Irish Examiner: MPs Reject Bid To Cut Abortion Limits

The Irish Examiner Wednesday May 21st 2008



MPs Reject Bid To Cut Abortion Limits


Attempts to cut the 24-week upper limit for abortions to 12, 16, and 20 weeks have been rejected by MPs in the British House of Commons. The proposed cut came in an amendment to the Human Fertilisation and Embryology Bill.



Tory MP Nadine Dorries, who proposed the 20-week limit, said she was not anti-abortion but said ‘the baby involved had rights’



But Pro-choice campaigners dismissed efforts to cut limits as ‘cynical’. Earlier Tory MP Edward Leigh, who proposed the 12-week limit, said it would bring Britain in line with most of Europe. But Labour’s Chris McCafferty said the limit was ‘cynical and inhumane’.

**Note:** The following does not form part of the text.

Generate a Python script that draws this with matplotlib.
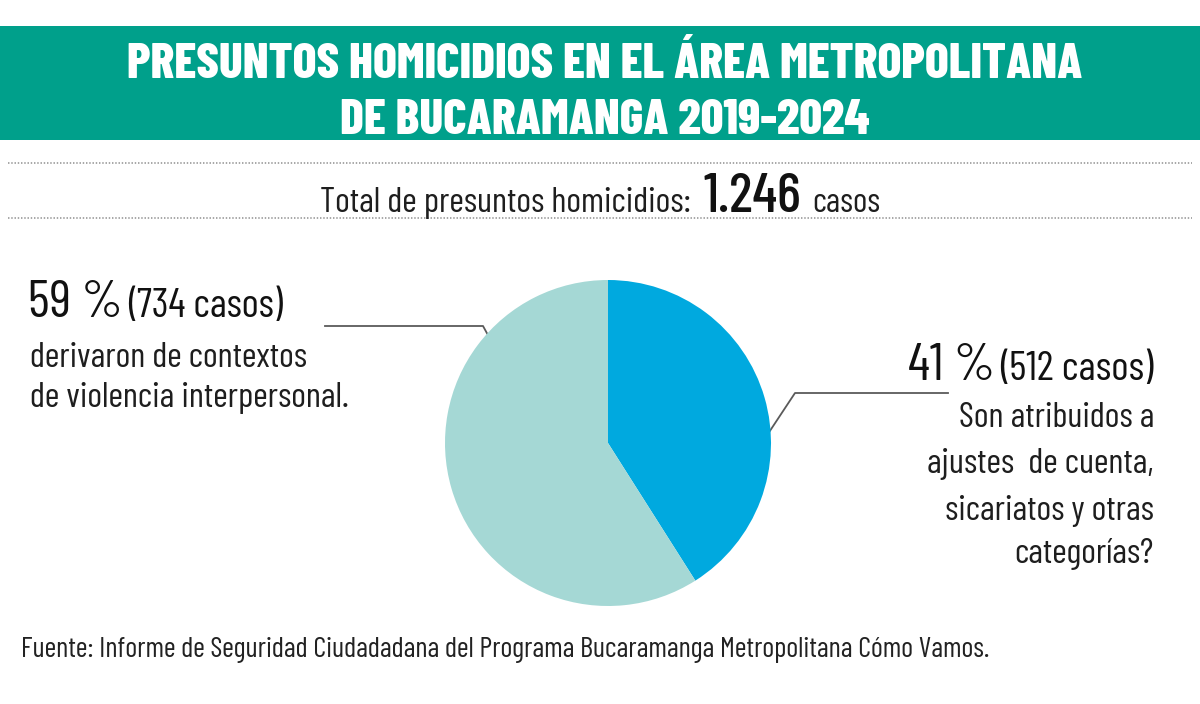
import matplotlib
matplotlib.use("Agg")
import matplotlib.pyplot as plt
from matplotlib import font_manager as fm

available = {f.name for f in fm.fontManager.ttflist}


def pick(cands):
    for c in cands:
        if c in available:
            return c
    return "DejaVu Sans"


TITLE_FONT = pick(["Barlow Condensed", "Roboto Condensed", "Asap Condensed", "Archivo Narrow"])
BODY_FONT = pick(["Barlow Condensed", "Roboto Condensed", "Asap Condensed", "Archivo Narrow"])
plt.rcParams['font.family'] = [BODY_FONT, "DejaVu Sans"]

# ---------------- Data ----------------
categories = ["Violencia interpersonal", "Ajustes de cuenta, sicariatos y otras"]
percentages = [59, 41]
cases = [734, 512]
total_cases = "1.246"
colors = ["#a5d8d5", "#00a9df"]

title_lines = ["PRESUNTOS HOMICIDIOS EN EL ÁREA METROPOLITANA",
               "DE BUCARAMANGA 2019-2024"]
left_lines = ["derivaron de contextos", "de violencia interpersonal."]
right_lines = ["Son atribuidos a", "ajustes  de cuenta,", "sicariatos y otras", "categorías?"]
source = "Fuente: Informe de Seguridad Ciudadadana del Programa Bucaramanga Metropolitana Cómo Vamos."

W, H = 1200, 704
fig = plt.figure(figsize=(W / 100, H / 100), dpi=100)
bg = fig.add_axes([0, 0, 1, 1])
bg.set_xlim(0, W)
bg.set_ylim(H, 0)
bg.axis("off")
renderer = fig.canvas.get_renderer()


def width_of(t):
    return t.get_window_extent(renderer=renderer).width


def fit_size(s, target, family, weight="normal"):
    t = bg.text(0, 0, s, fontsize=20, family=[family, "DejaVu Sans"], fontweight=weight)
    w = width_of(t)
    t.remove()
    return 20 * target / w


def put(s, x, y, size, family, weight="normal", ha="left", color="#1e1e1e"):
    return bg.text(x, y, s, fontsize=size, family=[family, "DejaVu Sans"], fontweight=weight,
                   ha=ha, va="baseline", color=color)


# Header band
bg.add_patch(plt.Rectangle((0, 26), W, 114, color="#00a08b", zorder=0, lw=0))
tsize = fit_size(title_lines[0], 956, TITLE_FONT, "heavy")
put(title_lines[0], 605, 78, tsize, TITLE_FONT, "heavy", ha="center", color="white")
put(title_lines[1], 605, 134, tsize, TITLE_FONT, "heavy", ha="center", color="white")

# Dotted separators
for y in (163, 218):
    bg.plot([8, 1192], [y, y], color="#a0a0a0", lw=1.3, ls=(0, (0.8, 1.0)))

# Subtitle
sub = "Total de presuntos homicidios:"
put(sub, 320, 212, fit_size(sub, 372, BODY_FONT), BODY_FONT)
put(total_cases, 703, 212, fit_size(total_cases, 97, BODY_FONT, "medium"), BODY_FONT, "medium", color="#111111")
put("casos", 812, 212, fit_size("casos", 68, BODY_FONT), BODY_FONT)

# Pie
cx, cy, rad = 608, 443, 163
pax = fig.add_axes([(cx - rad) / W, (H - cy - rad) / H, 2 * rad / W, 2 * rad / H])
pax.pie(percentages[::-1], colors=colors[::-1], startangle=90, counterclock=False,
        radius=1, wedgeprops=dict(linewidth=0))
pax.set_xlim(-1, 1)
pax.set_ylim(-1, 1)
pax.axis("off")

# Leader lines
bg.plot([325, 483, 518], [326, 326, 390], color="#5a5a5a", lw=1.3, zorder=5)
bg.plot([948, 795, 752], [393, 393, 458], color="#5a5a5a", lw=1.3, zorder=5)

# Body text size (shared)
body_sizes = [fit_size(left_lines[1], 320, BODY_FONT), fit_size(left_lines[0], 275, BODY_FONT),
              fit_size(right_lines[0], 201, BODY_FONT), fit_size(right_lines[2], 208, BODY_FONT)]
bsize = sorted(body_sizes)[len(body_sizes) // 2]
psize = 38  # large percentage figures

# Left label
p0 = f"{percentages[0]} %"
c0 = f"({cases[0]} casos)"
tp0 = put(p0, 28, 317, psize, BODY_FONT, color="#111111")
x_after = 28 + width_of(tp0) + 5
put(c0, x_after, 317, fit_size(c0, 155, BODY_FONT), BODY_FONT, color="#111111")
for y, s in zip([367, 407], left_lines):
    put(s, 30, y, bsize, BODY_FONT)

# Right label
p1 = f"{percentages[1]} %"
c1 = f"({cases[1]} casos)"
tc1 = put(c1, 1154, 380, fit_size(c1, 153, BODY_FONT), BODY_FONT, ha="right", color="#111111")
put(p1, 1154 - width_of(tc1) - 5, 380, psize, BODY_FONT, ha="right", color="#111111")
for y, s in zip([427, 473, 520, 563], right_lines):
    put(s, 1154, y, bsize, BODY_FONT, ha="right")

# Footer
put(source, 21, 657, fit_size(source, 970, BODY_FONT), BODY_FONT, color="#222222")

fig.savefig("out.png", dpi=100)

It is the second day of the debate on the bill, and comes after MPs voted down a cross-party attempt to ban hybrid animal embryos. MPs also rejected a cross-party move for doctors to consider the need for a ‘father and mother’ before allowing IVF treatment.



British Health Minister Dawn Primarolo insists there is no evidence requiring the abortion laws to be changed. The upper gestational limit for termination of pregnancy was set by the British Parliament in 1990 at 24 weeks because the scientific evidence of the time was that the threshold of viability had increased and babies were increasingly surviving at 24 weeks and above. ‘That was the case in 1990 and it’s certainly the case now.’ But, David Jones, a professor of bio-ethics, said research on the survival rates for extremely premature babies was ‘disputed’.



British Prime Minister Gordon Brown said he would vote to maintain the current limit, while Conservative leader David Cameron said he would vote to lower the limit to 22 weeks, which they were still voting on last night at the time of going to press. Conservative MP Nadine Dorries, who put forward the amendment to change the abortion laws, said she believed the right of a woman to choose had its limits. She reached this decision after seeing the ‘botched’ abortion of a baby boy when she was a gynaecological nurse. ‘I believe a baby has rights. Those rights kick in if that baby were born it would have a chance of life and if it feels pain as part of the abortion,’ she said.